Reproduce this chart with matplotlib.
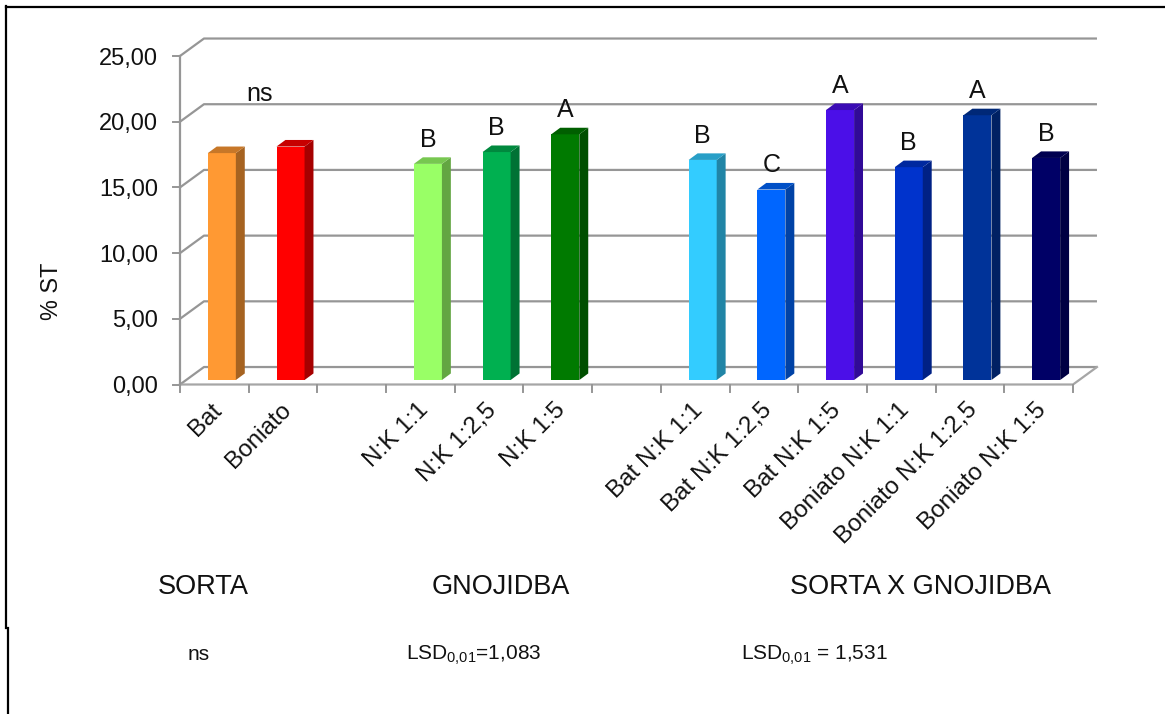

----------------------------------------

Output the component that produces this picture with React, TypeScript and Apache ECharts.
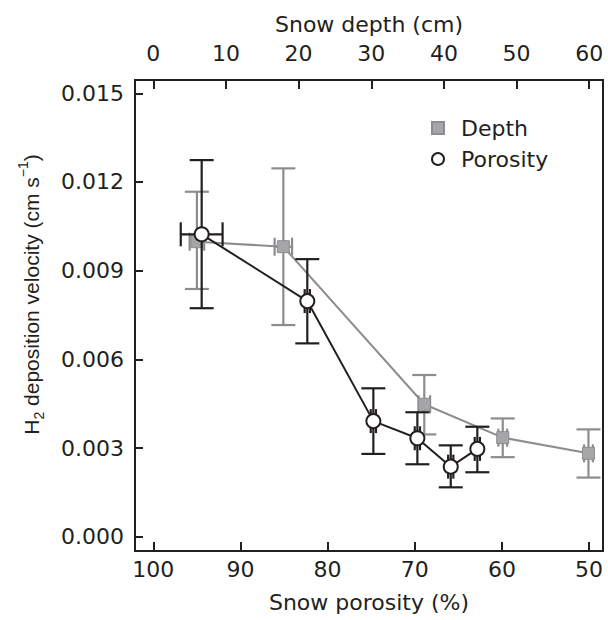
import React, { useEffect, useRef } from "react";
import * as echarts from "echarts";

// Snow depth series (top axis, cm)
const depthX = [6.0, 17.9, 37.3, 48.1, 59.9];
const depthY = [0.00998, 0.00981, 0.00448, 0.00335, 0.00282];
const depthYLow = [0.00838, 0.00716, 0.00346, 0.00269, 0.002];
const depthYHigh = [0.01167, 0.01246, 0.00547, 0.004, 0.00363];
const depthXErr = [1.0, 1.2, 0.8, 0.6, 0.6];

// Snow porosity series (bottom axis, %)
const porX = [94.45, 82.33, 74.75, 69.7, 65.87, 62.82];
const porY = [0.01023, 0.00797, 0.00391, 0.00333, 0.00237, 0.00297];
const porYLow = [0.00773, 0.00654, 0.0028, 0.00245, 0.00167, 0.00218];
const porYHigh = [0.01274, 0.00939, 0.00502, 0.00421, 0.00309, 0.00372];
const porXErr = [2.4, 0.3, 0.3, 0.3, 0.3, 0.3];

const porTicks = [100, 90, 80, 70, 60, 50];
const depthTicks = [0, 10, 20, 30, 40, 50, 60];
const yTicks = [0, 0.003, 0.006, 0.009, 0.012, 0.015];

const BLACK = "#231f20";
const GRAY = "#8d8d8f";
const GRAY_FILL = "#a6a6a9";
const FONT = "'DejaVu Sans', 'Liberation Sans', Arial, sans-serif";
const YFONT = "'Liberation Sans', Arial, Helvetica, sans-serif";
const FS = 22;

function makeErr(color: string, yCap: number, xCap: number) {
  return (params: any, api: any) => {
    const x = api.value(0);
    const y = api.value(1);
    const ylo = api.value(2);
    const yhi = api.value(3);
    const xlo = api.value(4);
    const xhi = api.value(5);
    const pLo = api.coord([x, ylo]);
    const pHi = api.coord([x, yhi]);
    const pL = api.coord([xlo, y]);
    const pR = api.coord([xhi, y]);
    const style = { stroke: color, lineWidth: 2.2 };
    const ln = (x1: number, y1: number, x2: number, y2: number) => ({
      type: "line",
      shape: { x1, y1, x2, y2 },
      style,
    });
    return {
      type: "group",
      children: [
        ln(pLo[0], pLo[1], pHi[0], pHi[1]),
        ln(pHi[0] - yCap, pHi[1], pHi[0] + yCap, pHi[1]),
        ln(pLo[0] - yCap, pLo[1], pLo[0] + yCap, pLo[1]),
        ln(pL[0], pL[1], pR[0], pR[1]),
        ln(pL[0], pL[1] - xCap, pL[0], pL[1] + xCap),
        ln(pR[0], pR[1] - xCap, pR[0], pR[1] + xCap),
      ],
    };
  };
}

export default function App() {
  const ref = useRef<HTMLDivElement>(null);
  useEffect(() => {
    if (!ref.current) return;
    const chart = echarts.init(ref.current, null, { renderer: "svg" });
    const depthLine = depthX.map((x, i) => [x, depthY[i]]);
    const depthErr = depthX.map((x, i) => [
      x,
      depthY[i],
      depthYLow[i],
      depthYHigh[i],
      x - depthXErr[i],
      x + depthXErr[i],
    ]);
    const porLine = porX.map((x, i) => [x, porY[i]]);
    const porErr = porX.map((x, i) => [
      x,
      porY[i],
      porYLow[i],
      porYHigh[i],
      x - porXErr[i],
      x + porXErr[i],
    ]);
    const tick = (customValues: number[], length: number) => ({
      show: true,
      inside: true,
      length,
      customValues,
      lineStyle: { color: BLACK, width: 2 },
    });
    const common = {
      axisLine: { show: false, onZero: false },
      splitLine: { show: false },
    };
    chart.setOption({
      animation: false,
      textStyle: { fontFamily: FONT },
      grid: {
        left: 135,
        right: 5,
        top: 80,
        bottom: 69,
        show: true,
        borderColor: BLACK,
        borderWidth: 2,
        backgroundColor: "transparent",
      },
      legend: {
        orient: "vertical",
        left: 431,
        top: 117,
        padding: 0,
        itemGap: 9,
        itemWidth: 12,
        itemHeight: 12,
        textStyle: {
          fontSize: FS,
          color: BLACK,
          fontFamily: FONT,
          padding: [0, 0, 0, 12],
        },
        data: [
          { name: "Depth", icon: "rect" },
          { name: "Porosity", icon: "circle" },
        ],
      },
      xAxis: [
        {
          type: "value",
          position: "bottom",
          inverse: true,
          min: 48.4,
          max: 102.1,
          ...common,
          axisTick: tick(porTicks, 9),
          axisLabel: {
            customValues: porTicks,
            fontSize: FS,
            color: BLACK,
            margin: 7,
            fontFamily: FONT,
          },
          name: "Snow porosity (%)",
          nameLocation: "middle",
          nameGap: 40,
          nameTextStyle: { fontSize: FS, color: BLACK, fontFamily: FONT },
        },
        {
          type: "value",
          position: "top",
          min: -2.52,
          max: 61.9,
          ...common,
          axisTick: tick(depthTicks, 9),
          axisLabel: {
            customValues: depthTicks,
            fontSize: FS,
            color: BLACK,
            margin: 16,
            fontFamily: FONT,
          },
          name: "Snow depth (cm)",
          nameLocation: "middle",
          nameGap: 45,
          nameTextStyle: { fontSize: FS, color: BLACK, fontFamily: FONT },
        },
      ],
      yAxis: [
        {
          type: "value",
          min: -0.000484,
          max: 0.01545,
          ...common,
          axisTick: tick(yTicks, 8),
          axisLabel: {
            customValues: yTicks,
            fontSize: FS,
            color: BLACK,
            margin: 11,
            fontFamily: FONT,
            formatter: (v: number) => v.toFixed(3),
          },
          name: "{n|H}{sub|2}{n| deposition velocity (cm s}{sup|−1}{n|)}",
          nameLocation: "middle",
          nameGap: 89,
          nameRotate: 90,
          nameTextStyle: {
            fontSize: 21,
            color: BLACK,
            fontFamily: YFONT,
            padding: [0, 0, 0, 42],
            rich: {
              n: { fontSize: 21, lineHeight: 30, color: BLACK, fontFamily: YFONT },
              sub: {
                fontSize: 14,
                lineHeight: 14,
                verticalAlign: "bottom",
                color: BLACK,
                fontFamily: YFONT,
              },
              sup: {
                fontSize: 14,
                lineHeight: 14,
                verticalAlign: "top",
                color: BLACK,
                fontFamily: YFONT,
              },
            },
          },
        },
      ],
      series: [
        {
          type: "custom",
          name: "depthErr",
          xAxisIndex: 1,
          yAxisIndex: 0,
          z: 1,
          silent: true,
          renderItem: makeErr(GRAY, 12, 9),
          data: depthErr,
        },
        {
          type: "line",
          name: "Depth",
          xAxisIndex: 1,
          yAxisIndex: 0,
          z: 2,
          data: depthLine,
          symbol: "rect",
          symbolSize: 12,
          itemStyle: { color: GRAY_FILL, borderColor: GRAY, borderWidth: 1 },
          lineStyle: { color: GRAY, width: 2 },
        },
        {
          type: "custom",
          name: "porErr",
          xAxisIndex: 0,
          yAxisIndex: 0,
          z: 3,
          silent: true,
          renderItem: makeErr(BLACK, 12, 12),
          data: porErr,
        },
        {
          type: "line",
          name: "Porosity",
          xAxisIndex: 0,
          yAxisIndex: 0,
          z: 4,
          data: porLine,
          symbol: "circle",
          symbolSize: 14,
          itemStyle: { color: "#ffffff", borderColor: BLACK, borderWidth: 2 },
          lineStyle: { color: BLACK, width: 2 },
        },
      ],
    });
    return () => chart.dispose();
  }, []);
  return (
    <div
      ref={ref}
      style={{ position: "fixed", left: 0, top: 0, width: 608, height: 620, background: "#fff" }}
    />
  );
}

----------------------------------------

▶ _Exercise requirements_: Copy word for word only the lines above from the one with "Output the component" through the one with "const FS = 22;". Leave pictures out.

▶ _Solution to the exercise_:
Output the component that produces this picture with React, TypeScript and Apache ECharts.
import React, { useEffect, useRef } from "react";
import * as echarts from "echarts";

// Snow depth series (top axis, cm)
const depthX = [6.0, 17.9, 37.3, 48.1, 59.9];
const depthY = [0.00998, 0.00981, 0.00448, 0.00335, 0.00282];
const depthYLow = [0.00838, 0.00716, 0.00346, 0.00269, 0.002];
const depthYHigh = [0.01167, 0.01246, 0.00547, 0.004, 0.00363];
const depthXErr = [1.0, 1.2, 0.8, 0.6, 0.6];

// Snow porosity series (bottom axis, %)
const porX = [94.45, 82.33, 74.75, 69.7, 65.87, 62.82];
const porY = [0.01023, 0.00797, 0.00391, 0.00333, 0.00237, 0.00297];
const porYLow = [0.00773, 0.00654, 0.0028, 0.00245, 0.00167, 0.00218];
const porYHigh = [0.01274, 0.00939, 0.00502, 0.00421, 0.00309, 0.00372];
const porXErr = [2.4, 0.3, 0.3, 0.3, 0.3, 0.3];

const porTicks = [100, 90, 80, 70, 60, 50];
const depthTicks = [0, 10, 20, 30, 40, 50, 60];
const yTicks = [0, 0.003, 0.006, 0.009, 0.012, 0.015];

const BLACK = "#231f20";
const GRAY = "#8d8d8f";
const GRAY_FILL = "#a6a6a9";
const FONT = "'DejaVu Sans', 'Liberation Sans', Arial, sans-serif";
const YFONT = "'Liberation Sans', Arial, Helvetica, sans-serif";
const FS = 22;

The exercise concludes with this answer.